Westpac poised for new dawn with Sunrise

remuneration westpac financial planning financial planning business CFP bt financial group

6 December 2004
| By Rebecca Evans |

Westpac advisers that aren’t Certified Financial Planners (CFP) have been given 18 months to attain the designation if they wish to progress within the organisation. The move is part of the bank’s revamp of its dealership business under Project Sunrise, which is nearing its conclusion.

Head of financial planning and advice Justin Greiner says Sunrise, which has been in progress for close to a year, is aimed at ensuring all of the group’s planners are operating on the same level.

“We have been guilty of not providing a career path for our planners. If planners expect to advance in the organisation they’ll be expected to have CFP status. It will be a pre-requisite to becoming an executive planner,” Greiner says.

According to Greiner, the implementation of Sunrise has commenced, with the project set for a full roll-out over the next few months.

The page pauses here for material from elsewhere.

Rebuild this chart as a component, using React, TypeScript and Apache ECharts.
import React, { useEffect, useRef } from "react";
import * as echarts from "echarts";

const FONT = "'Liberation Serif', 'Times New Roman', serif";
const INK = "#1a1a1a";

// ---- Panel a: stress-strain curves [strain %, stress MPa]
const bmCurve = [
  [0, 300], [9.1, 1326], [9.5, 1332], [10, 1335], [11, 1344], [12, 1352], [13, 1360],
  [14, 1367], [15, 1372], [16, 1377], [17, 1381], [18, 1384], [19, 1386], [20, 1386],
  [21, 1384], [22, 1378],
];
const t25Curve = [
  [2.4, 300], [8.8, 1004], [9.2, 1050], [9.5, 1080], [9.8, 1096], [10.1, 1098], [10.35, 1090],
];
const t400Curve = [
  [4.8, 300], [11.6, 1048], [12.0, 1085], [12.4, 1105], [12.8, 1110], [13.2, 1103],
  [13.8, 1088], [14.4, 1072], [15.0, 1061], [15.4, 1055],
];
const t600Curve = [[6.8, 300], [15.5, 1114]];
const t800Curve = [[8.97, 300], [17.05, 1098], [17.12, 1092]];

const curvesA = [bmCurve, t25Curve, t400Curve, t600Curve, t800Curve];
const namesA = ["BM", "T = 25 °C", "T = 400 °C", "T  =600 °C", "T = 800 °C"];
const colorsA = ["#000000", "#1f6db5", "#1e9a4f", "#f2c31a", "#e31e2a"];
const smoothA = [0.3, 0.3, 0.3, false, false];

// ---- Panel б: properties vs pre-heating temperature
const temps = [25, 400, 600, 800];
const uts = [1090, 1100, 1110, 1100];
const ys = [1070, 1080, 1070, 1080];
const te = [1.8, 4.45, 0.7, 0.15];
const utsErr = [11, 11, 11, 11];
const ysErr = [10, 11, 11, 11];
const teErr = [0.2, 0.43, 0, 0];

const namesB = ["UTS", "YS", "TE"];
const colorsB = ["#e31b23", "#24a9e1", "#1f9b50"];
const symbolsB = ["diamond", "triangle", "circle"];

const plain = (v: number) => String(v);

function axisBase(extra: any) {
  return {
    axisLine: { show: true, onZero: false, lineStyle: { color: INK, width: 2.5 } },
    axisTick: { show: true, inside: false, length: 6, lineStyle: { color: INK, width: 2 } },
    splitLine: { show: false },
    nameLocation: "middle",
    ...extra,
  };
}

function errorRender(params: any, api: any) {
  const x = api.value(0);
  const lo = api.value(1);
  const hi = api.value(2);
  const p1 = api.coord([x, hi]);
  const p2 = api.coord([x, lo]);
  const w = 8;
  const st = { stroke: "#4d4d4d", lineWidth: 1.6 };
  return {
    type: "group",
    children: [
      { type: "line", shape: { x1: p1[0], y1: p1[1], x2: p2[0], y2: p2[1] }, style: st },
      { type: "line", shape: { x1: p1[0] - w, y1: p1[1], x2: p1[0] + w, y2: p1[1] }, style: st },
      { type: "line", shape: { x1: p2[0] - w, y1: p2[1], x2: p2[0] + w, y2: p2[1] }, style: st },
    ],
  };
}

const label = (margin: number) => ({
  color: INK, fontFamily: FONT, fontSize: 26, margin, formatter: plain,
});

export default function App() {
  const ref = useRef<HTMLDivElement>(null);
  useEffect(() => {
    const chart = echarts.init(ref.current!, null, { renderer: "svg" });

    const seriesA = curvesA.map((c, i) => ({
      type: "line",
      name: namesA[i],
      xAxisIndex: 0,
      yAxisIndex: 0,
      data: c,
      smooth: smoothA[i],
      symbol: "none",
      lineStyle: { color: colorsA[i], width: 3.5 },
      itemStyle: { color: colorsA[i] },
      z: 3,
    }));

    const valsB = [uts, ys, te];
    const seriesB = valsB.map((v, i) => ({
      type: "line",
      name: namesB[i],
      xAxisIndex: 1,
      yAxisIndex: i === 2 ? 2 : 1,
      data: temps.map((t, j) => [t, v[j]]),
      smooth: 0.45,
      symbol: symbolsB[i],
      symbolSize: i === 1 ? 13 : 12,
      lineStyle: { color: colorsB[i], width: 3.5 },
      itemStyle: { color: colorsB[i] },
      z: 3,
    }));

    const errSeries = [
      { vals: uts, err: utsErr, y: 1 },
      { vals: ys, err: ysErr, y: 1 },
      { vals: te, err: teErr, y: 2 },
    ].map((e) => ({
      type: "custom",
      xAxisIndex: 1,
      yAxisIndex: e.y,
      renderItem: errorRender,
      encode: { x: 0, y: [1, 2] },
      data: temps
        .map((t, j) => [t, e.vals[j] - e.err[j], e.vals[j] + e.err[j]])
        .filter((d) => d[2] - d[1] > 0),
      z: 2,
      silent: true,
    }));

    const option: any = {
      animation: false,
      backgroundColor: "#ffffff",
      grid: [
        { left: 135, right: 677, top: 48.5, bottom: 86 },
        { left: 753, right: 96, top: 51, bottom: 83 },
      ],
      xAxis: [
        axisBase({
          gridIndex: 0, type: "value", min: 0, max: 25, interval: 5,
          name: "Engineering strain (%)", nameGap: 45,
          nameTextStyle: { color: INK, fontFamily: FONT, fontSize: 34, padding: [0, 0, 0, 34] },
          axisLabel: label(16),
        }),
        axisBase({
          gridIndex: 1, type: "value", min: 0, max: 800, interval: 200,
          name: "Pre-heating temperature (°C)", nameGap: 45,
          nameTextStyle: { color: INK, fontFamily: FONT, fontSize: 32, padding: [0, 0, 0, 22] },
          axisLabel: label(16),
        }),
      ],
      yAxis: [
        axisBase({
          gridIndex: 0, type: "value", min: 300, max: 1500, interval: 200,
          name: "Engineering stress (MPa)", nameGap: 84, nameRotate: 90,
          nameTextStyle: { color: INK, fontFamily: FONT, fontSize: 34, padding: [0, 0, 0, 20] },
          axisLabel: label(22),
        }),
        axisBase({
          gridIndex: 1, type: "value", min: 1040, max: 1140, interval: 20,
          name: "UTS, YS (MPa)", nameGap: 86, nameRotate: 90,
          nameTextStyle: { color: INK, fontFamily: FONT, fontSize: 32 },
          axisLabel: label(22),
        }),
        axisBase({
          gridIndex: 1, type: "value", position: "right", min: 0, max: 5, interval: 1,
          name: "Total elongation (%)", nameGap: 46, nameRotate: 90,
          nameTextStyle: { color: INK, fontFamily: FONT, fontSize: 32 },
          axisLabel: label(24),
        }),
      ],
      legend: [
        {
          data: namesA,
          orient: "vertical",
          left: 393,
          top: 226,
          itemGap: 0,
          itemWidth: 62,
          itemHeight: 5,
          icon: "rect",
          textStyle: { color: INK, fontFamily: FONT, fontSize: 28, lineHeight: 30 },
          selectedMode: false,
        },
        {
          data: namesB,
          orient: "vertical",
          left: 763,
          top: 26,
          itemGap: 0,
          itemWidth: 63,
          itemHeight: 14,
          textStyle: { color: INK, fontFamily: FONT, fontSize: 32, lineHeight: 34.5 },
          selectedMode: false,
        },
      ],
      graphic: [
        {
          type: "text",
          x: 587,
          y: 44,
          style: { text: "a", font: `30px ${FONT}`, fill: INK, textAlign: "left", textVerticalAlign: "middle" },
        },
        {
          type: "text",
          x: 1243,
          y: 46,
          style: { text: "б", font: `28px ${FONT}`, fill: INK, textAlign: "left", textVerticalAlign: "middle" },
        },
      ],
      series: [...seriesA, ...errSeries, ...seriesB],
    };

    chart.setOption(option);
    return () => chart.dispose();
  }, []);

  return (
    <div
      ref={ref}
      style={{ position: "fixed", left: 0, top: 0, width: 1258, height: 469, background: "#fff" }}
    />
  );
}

“The priorities are to bed down a new customer allocation system that’s rolling out through Sunrise and we also have a new remuneration structure in place where the advisers are actually going to be able to share in the revenue they’re generating from the business,” he says.

Greiner says the group is also looking at ways its advice business can better sit between BT Financial Group and Westpac itself.

As part of this move Westpac has signed-up former Commonwealth Bank of Australia (CBA) general manager dealership services Chris Davies, along with two other staffers in the advice area.

Davies has been given a mandate to oversee the operation of the financial planning business, which includes paraplanning, learning and development, customer management, technical services and technology.